(begin)

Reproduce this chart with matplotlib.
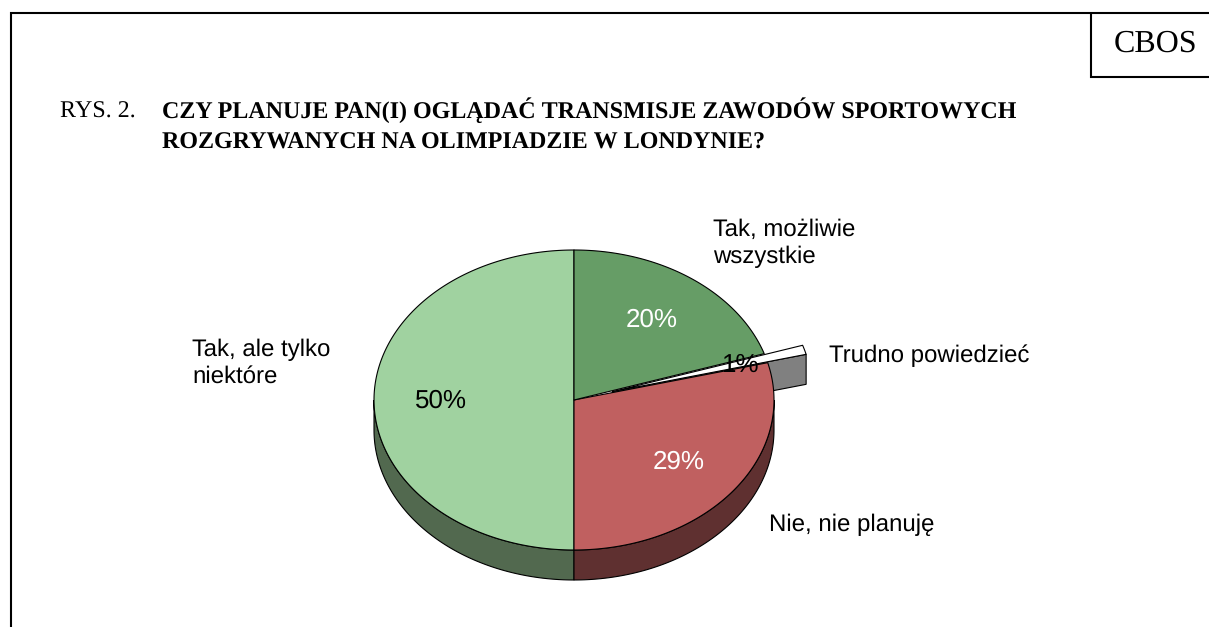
import numpy as np
import matplotlib
matplotlib.use("Agg")
import matplotlib.pyplot as plt
from matplotlib.patches import Polygon

plt.rcParams["text.hinting"] = "none"
plt.rcParams["text.hinting_factor"] = 1

categories = ["Tak, możliwie\nwszystkie", "Trudno powiedzieć", "Nie, nie planuję", "Tak, ale tylko\nniektóre"]
values = [20, 1, 29, 50]
pct_labels = ["20%", "1%", "29%", "50%"]
explode = [0, 0.2, 0, 0]
top_colors = ["#669D66", "#FFFFFF", "#C06060", "#A0D2A0"]
side_colors = ["#4F6B4F", "#808080", "#5F3030", "#52694F"]
pct_colors = ["white", "black", "white", "black"]
pct_pos = [(652, 320), (740, 365), (679, 462), (441, 401)]
label_pos = [(713, 243), (829, 356), (769, 525), (192, 363)]

CX, CY, RX, RY, DEPTH = 574, 400, 200, 150, 30
SERIF = "Liberation Serif"
SANS = "Liberation Sans"

fig = plt.figure(figsize=(12.09, 6.27), dpi=100)
ax = fig.add_axes([0, 0, 1, 1])
ax.set_xlim(0, 1209)
ax.set_ylim(627, 0)
ax.axis("off")

# frame
ax.plot([11, 11, 1209], [627, 12.5, 12.5], color="black", lw=1.5, solid_capstyle="butt", solid_joinstyle="miter")
ax.plot([1090.5, 1090.5, 1209], [12.5, 77, 77], color="black", lw=1.5, solid_capstyle="butt", solid_joinstyle="miter")
ax.text(1155, 44, "CBOS", family=SERIF, fontsize=23, ha="center", va="center")
ax.text(60, 118, "RYS. 2.", family=SERIF, fontsize=17.4, ha="left", va="baseline")
ax.text(162, 118, "CZY PLANUJE PAN(I) OGLĄDAĆ TRANSMISJE ZAWODÓW SPORTOWYCH",
        family=SERIF, fontsize=17.4, fontweight="bold", ha="left", va="baseline")
ax.text(162, 149, "ROZGRYWANYCH NA OLIMPIADZIE W LONDYNIE?",
        family=SERIF, fontsize=17.4, fontweight="bold", ha="left", va="baseline")


def ell(t, dx=0.0, dy=0.0, depth=0.0):
    return np.c_[CX + dx + RX * np.sin(t), CY + dy + depth - RY * np.cos(t)]


edges = np.deg2rad(np.r_[0, np.cumsum(values)] / sum(values) * 360)
slices = []
for i in range(len(values)):
    t0, t1 = edges[i], edges[i + 1]
    mid = (t0 + t1) / 2
    dx = explode[i] * RX * np.sin(mid)
    dy = -explode[i] * RY * np.cos(mid)
    slices.append((t0, t1, dx, dy))

LW = 0.8
# side walls of non-exploded slices (visible lower half only)
for i in (3, 2):
    t0, t1, dx, dy = slices[i]
    a, b = max(t0, np.pi / 2), min(t1, 3 * np.pi / 2)
    t = np.linspace(a, b, 120)
    pts = np.vstack([ell(t, dx, dy), ell(t[::-1], dx, dy, DEPTH)])
    ax.add_patch(Polygon(pts, closed=True, fc=side_colors[i], ec="black", lw=LW, zorder=2))

# side wall of exploded slice
t0, t1, dx, dy = slices[1]
apex = np.array([[CX + dx, CY + dy]])
rim = ell(np.array([t1]), dx, dy)
pts = np.vstack([apex, rim, rim + [0, DEPTH], apex + [0, DEPTH]])
ax.add_patch(Polygon(pts, closed=True, fc=side_colors[1], ec="black", lw=LW, zorder=2.5))

# tops
for i, z in zip((3, 2, 0, 1), (3, 3.1, 3.2, 3.3)):
    t0, t1, dx, dy = slices[i]
    t = np.linspace(t0, t1, 200)
    pts = np.vstack([[CX + dx, CY + dy], ell(t, dx, dy)])
    ax.add_patch(Polygon(pts, closed=True, fc=top_colors[i], ec="black", lw=LW, zorder=z, joinstyle="round"))

for s, c, (x, y) in zip(pct_labels, pct_colors, pct_pos):
    ax.text(x, y, s, family=SANS, fontsize=18.7, color=c, ha="center", va="center", zorder=5)
for s, (x, y) in zip(categories, label_pos):
    ax.text(x, y, s, family=SANS, fontsize=17, ha="left", va="center", linespacing=1.26, zorder=5)

fig.savefig("out.png", dpi=100)
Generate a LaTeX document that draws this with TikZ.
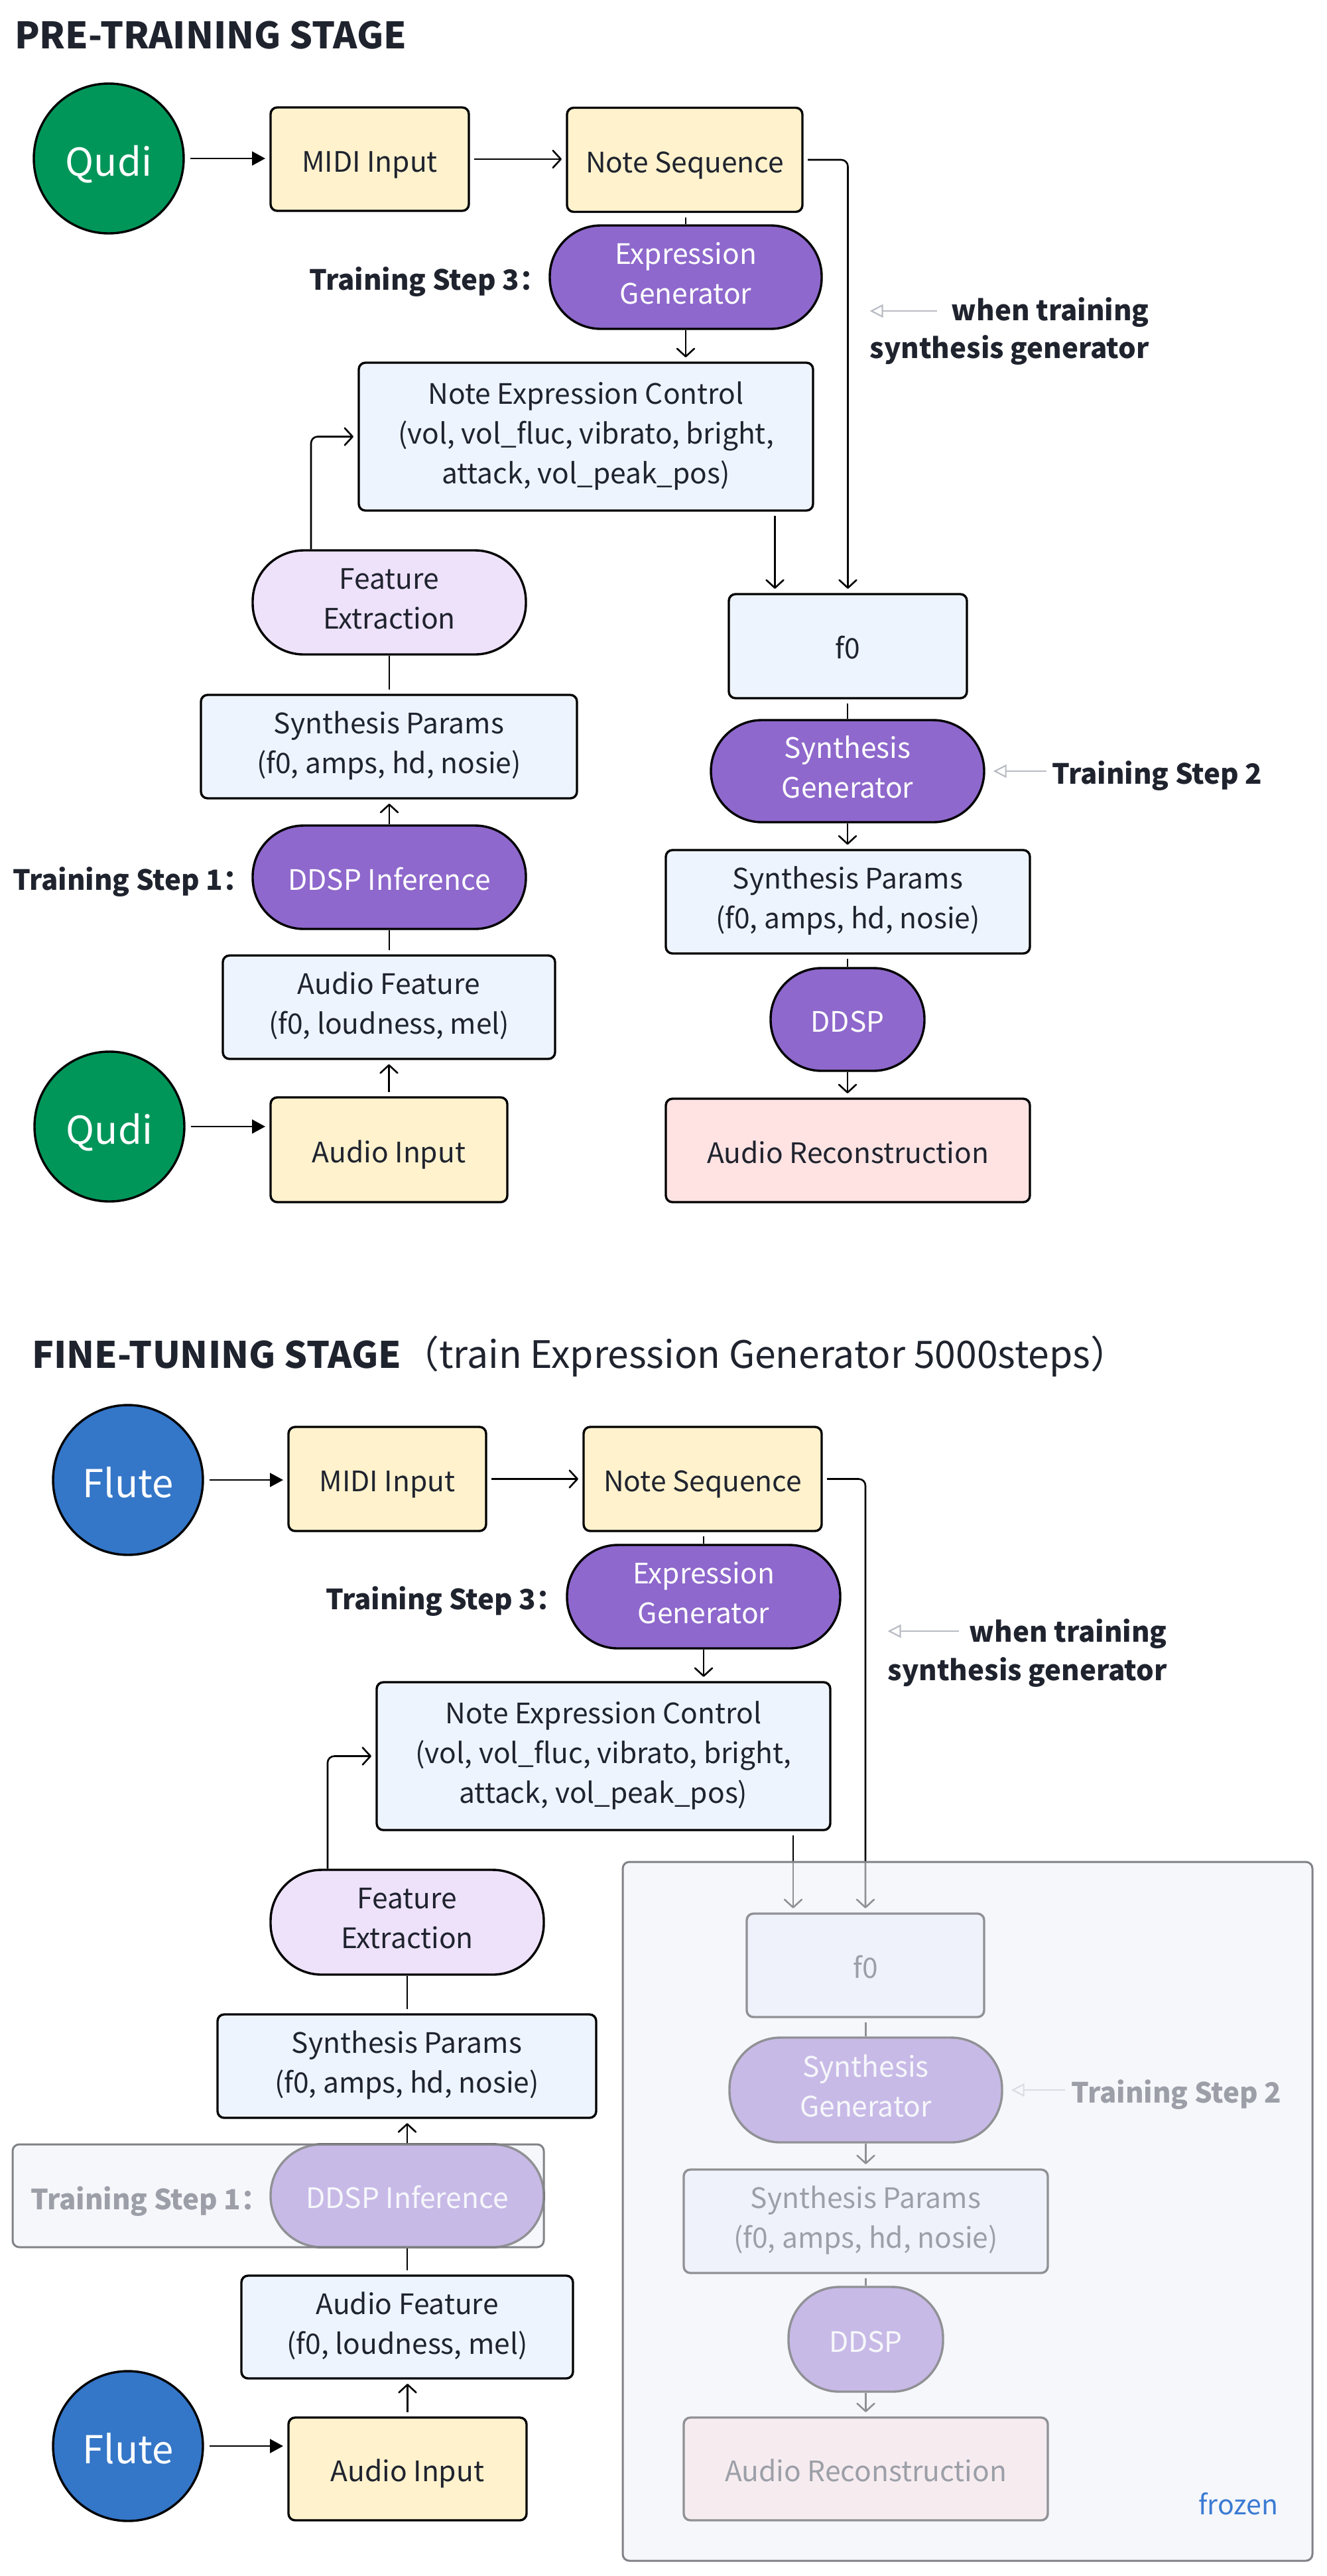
\documentclass[tikz,border=0pt]{standalone}
\usepackage{fontspec}
\setmainfont{Noto Sans CJK SC}
\usetikzlibrary{arrows.meta,calc}
\definecolor{ink}{RGB}{31,35,46}
\definecolor{qgreen}{RGB}{0,150,90}
\definecolor{fblue}{RGB}{52,118,200}
\definecolor{ylw}{RGB}{255,242,205}
\definecolor{lblue}{RGB}{238,244,253}
\definecolor{purp}{RGB}{142,104,204}
\definecolor{lav}{RGB}{238,226,251}
\definecolor{pinkc}{RGB}{255,227,227}
\definecolor{garrow}{RGB}{185,188,196}
\definecolor{ovl}{RGB}{240,242,249}
\definecolor{frzline}{RGB}{128,130,135}
\definecolor{frzblue}{RGB}{59,123,210}
\begin{document}
\begin{tikzpicture}[x=1pt,y=-1pt,
  box/.style={rectangle, rounded corners=10pt, draw=black, line width=3.4pt, align=center, inner sep=0pt, outer sep=8pt, text=ink,
    font=\fontsize{42.5}{60}\selectfont, minimum height=156pt,
    execute at begin node={\rule{0pt}{50pt}}, execute at end node={\rule[-12pt]{0pt}{12pt}}},
  stad/.style={box, rounded corners=77pt, outer sep=1.7pt, fill=purp, text=white},
  stadl/.style={stad, fill=lav, text=ink},
  circ/.style={circle, draw=black, line width=3.4pt, minimum size=226pt, inner sep=0pt, outer sep=10pt, text=white,
    font=\fontsize{58}{60}\selectfont, text height=62pt, text depth=10pt},
  lbl/.style={inner sep=0pt, text=ink, font=\fontsize{42}{58}\selectfont\bfseries},
  ttl/.style={inner sep=0pt, text=ink, font=\fontsize{55}{60}\selectfont, anchor=base west},
  conn/.style={draw=black, line width=2.6pt, line join=round},
  arr/.style={conn, -{Straight Barb[length=12pt,width=26pt,line join=round,line cap=round]}},
  farr/.style={conn, -{Triangle[length=20pt,width=21pt]}},
  garr/.style={draw=garrow, line width=2.2pt, -{Triangle[open,length=20pt,width=20pt]}},
  frozen/.style={rectangle, rounded corners=10pt, draw=frzline, line width=3pt, fill=ovl, fill opacity=0.6, inner sep=0pt}
]
\useasboundingbox (0,0) rectangle (2001,3885);
\fill[white] (0,0) rectangle (2001,3885);

% ================= PRE-TRAINING =================
\node[ttl, font=\fontsize{55}{60}\selectfont\bfseries] (t1) at (22,73) {PRE-TRAINING STAGE};

\node[circ, fill=qgreen] (qudi1) at (164,239) {Qudi};
\node[box, fill=ylw, minimum width=299pt] (midi1) at (557.5,240) {MIDI Input};
\node[box, fill=ylw, minimum width=355pt, minimum height=157pt] (note1) at (1032.5,241) {Note Sequence};
\node[stad, minimum width=410pt] (eg1) at (1034,418) {Expression\\Generator};
\node[lbl, anchor=base west] (s3a) at (466,437) {Training Step 3：};
\node[box, fill=lblue, minimum width=685pt, minimum height=223pt] (nec1) at (883.5,658.5) {Note Expression Control\\(vol, vol\_fluc, vibrato, bright,\\attack, vol\_peak\_pos)};
\node[stadl, minimum width=412pt, minimum height=157pt] (fe1) at (587,908.5) {Feature\\Extraction};
\node[box, fill=lblue, minimum width=567pt] (spl1) at (586.5,1126) {Synthesis Params\\(f0, amps, hd, nosie)};
\node[stad, minimum width=412pt] (ddi1) at (587,1323) {DDSP Inference};
\node[lbl, anchor=base west] (s1a) at (19,1342) {Training Step 1：};
\node[box, fill=lblue, minimum width=501pt] (af1) at (586.5,1519) {Audio Feature\\(f0, loudness, mel)};
\node[box, fill=ylw, minimum width=357pt, minimum height=158pt] (ai1) at (586.5,1734) {Audio Input};
\node[circ, fill=qgreen] (qudi2) at (165,1699) {Qudi};

\node[box, fill=lblue, minimum width=359pt, minimum height=157pt] (f01) at (1278.5,974.5) {f0};
\node[stad, minimum width=412pt, minimum height=154pt] (sg1) at (1278,1163) {Synthesis\\Generator};
\node[lbl, anchor=base west] (s2a) at (1586,1182) {Training Step 2};
\node[box, fill=lblue, minimum width=549pt] (spr1) at (1278.5,1360) {Synthesis Params\\(f0, amps, hd, nosie)};
\node[stad, minimum width=232pt, minimum height=155pt] (dd1) at (1278,1537.5) {DDSP};
\node[box, fill=pinkc, minimum width=549pt] (ar1) at (1278.5,1735) {Audio Reconstruction};
\node[lbl, anchor=base east] (w1a) at (1733,483) {when training};
\node[lbl, anchor=base east] (w1b) at (1733,540) {synthesis generator};

% connectors (top)
\draw[farr] (qudi1.east) -- (qudi1.east -| midi1.west);
\draw[arr] (midi1.east) -- (midi1.east -| note1.west);
\draw[arr, rounded corners=10pt] (note1.east) -| (f01.north);
\draw[conn] (note1.south -| eg1.north) -- (eg1.north);
\draw[arr] (eg1.south) -- (eg1.south |- nec1.north);
\coordinate (f01in) at ($(f01.north)+(-110,0)$);
\draw[arr] (nec1.south -| f01in) -- (f01in);
\coordinate (fe1out) at ($(fe1.north)+(-118,0)$);
\draw[arr, rounded corners=10pt] (fe1out) |- (nec1.west);
\draw[conn] (spl1.north -| fe1.south) -- (fe1.south);
\draw[arr] (ddi1.north) -- (ddi1.north |- spl1.south);
\draw[conn] (af1.north -| ddi1.south) -- (ddi1.south);
\draw[arr] (ai1.north) -- (ai1.north |- af1.south);
\draw[farr] (qudi2.east) -- (qudi2.east -| ai1.west);
\draw[conn] (f01.south -| sg1.north) -- (sg1.north);
\draw[arr] (sg1.south) -- (sg1.south |- spr1.north);
\draw[conn] (spr1.south -| dd1.north) -- (dd1.north);
\draw[arr] (dd1.south) -- (dd1.south |- ar1.north);
\draw[garr] ($(s2a.west |- sg1.east)+(-8,0)$) -- ($(sg1.east)+(12,0)$);
\coordinate (w1tip) at ($(w1b.west |- w1a.base)+(0,-14)$);
\draw[garr] ($(w1a.base west)+(-22,-14)$) -- (w1tip);

% ================= FINE-TUNING =================
\node[ttl] (t2) at (48,2063) {\textbf{FINE-TUNING STAGE}{\fontsize{57}{60}\selectfont（train Expression Generator 5000steps）}};

\node[circ, fill=fblue] (flute1) at (193,2232) {Flute};
\node[box, fill=ylw, minimum width=298pt, minimum height=157pt] (midi2) at (584,2230.5) {MIDI Input};
\node[box, fill=ylw, minimum width=359pt, minimum height=157pt] (note2) at (1059.5,2230.5) {Note Sequence};
\node[stad, minimum width=412pt] (eg2) at (1061,2408) {Expression\\Generator};
\node[lbl, anchor=base west] (s3b) at (491,2427) {Training Step 3：};
\node[box, fill=lblue, minimum width=684pt, minimum height=223pt] (nec2) at (910,2648.5) {Note Expression Control\\(vol, vol\_fluc, vibrato, bright,\\attack, vol\_peak\_pos)};
\node[stadl, minimum width=412pt, minimum height=158pt] (fe2) at (614,2899) {Feature\\Extraction};
\node[box, fill=lblue, minimum width=571pt] (spl2) at (613.5,3116) {Synthesis Params\\(f0, amps, hd, nosie)};
\node[stad, minimum width=412pt, minimum height=155pt] (ddi2) at (614,3311.5) {DDSP Inference};
\node[lbl, anchor=base west] (s1b) at (46,3332) {Training Step 1：};
\node[box, fill=lblue, minimum width=500pt, minimum height=155pt] (af2) at (614,3509.5) {Audio Feature\\(f0, loudness, mel)};
\node[box, fill=ylw, minimum width=359pt, minimum height=155pt] (ai2) at (614.5,3723.5) {Audio Input};
\node[circ, fill=fblue] (flute2) at (193,3689) {Flute};

\node[box, fill=lblue, minimum width=358pt] (f02) at (1305,2964) {f0};
\node[stad, minimum width=411pt, minimum height=158pt] (sg2) at (1305.5,3152) {Synthesis\\Generator};
\node[lbl, anchor=base west] (s2b) at (1615,3171) {Training Step 2};
\node[box, fill=lblue, minimum width=549pt] (spr2) at (1305.5,3350) {Synthesis Params\\(f0, amps, hd, nosie)};
\node[stad, minimum width=233pt, minimum height=158pt] (dd2) at (1305.5,3528) {DDSP};
\node[box, fill=pinkc, minimum width=549pt, minimum height=155pt] (ar2) at (1305.5,3723.5) {Audio Reconstruction};
\node[lbl, anchor=base east] (w2a) at (1760,2476) {when training};
\node[lbl, anchor=base east] (w2b) at (1760,2534) {synthesis generator};

% connectors (bottom)
\draw[farr] (flute1.east) -- (flute1.east -| midi2.west);
\draw[arr] (midi2.east) -- (midi2.east -| note2.west);
\draw[arr, rounded corners=10pt] (note2.east) -| (f02.north);
\draw[conn] (note2.south -| eg2.north) -- (eg2.north);
\draw[arr] (eg2.south) -- (eg2.south |- nec2.north);
\coordinate (f02in) at ($(f02.north)+(-109,0)$);
\draw[arr] (nec2.south -| f02in) -- (f02in);
\coordinate (fe2out) at ($(fe2.north)+(-120,0)$);
\draw[arr, rounded corners=10pt] (fe2out) |- (nec2.west);
\draw[conn] (spl2.north -| fe2.south) -- (fe2.south);
\draw[arr] (ddi2.north) -- (ddi2.north |- spl2.south);
\draw[conn] (af2.north -| ddi2.south) -- (ddi2.south);
\draw[arr] (ai2.north) -- (ai2.north |- af2.south);
\draw[farr] (flute2.east) -- (flute2.east -| ai2.west);
\draw[conn] (f02.south -| sg2.north) -- (sg2.north);
\draw[arr] (sg2.south) -- (sg2.south |- spr2.north);
\draw[conn] (spr2.south -| dd2.north) -- (dd2.north);
\draw[arr] (dd2.south) -- (dd2.south |- ar2.north);
\draw[garr] ($(s2b.west |- sg2.east)+(-9,0)$) -- ($(sg2.east)+(12,0)$);
\coordinate (w2tip) at ($(w2b.west |- w2a.base)+(0,-16)$);
\draw[garr] ($(w2a.base west)+(-16,-16)$) -- (w2tip);

% frozen overlays
\node[frozen, minimum width=1040pt, minimum height=1054pt] (frz) at (1459,3335) {};
\node[frozen, minimum width=801pt, minimum height=155pt] (st1box) at (419.5,3311.5) {};
\node[anchor=base west, inner sep=0pt, text=frzblue, font=\fontsize{41}{50}\selectfont] (frztxt) at (1807,3792) {frozen};
\end{tikzpicture}
\end{document}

(end)

[Your task] Using the records above, copy every line that has the word "with" in it.

[Answer below]
Reproduce this chart with matplotlib.
Generate a LaTeX document that draws this with TikZ.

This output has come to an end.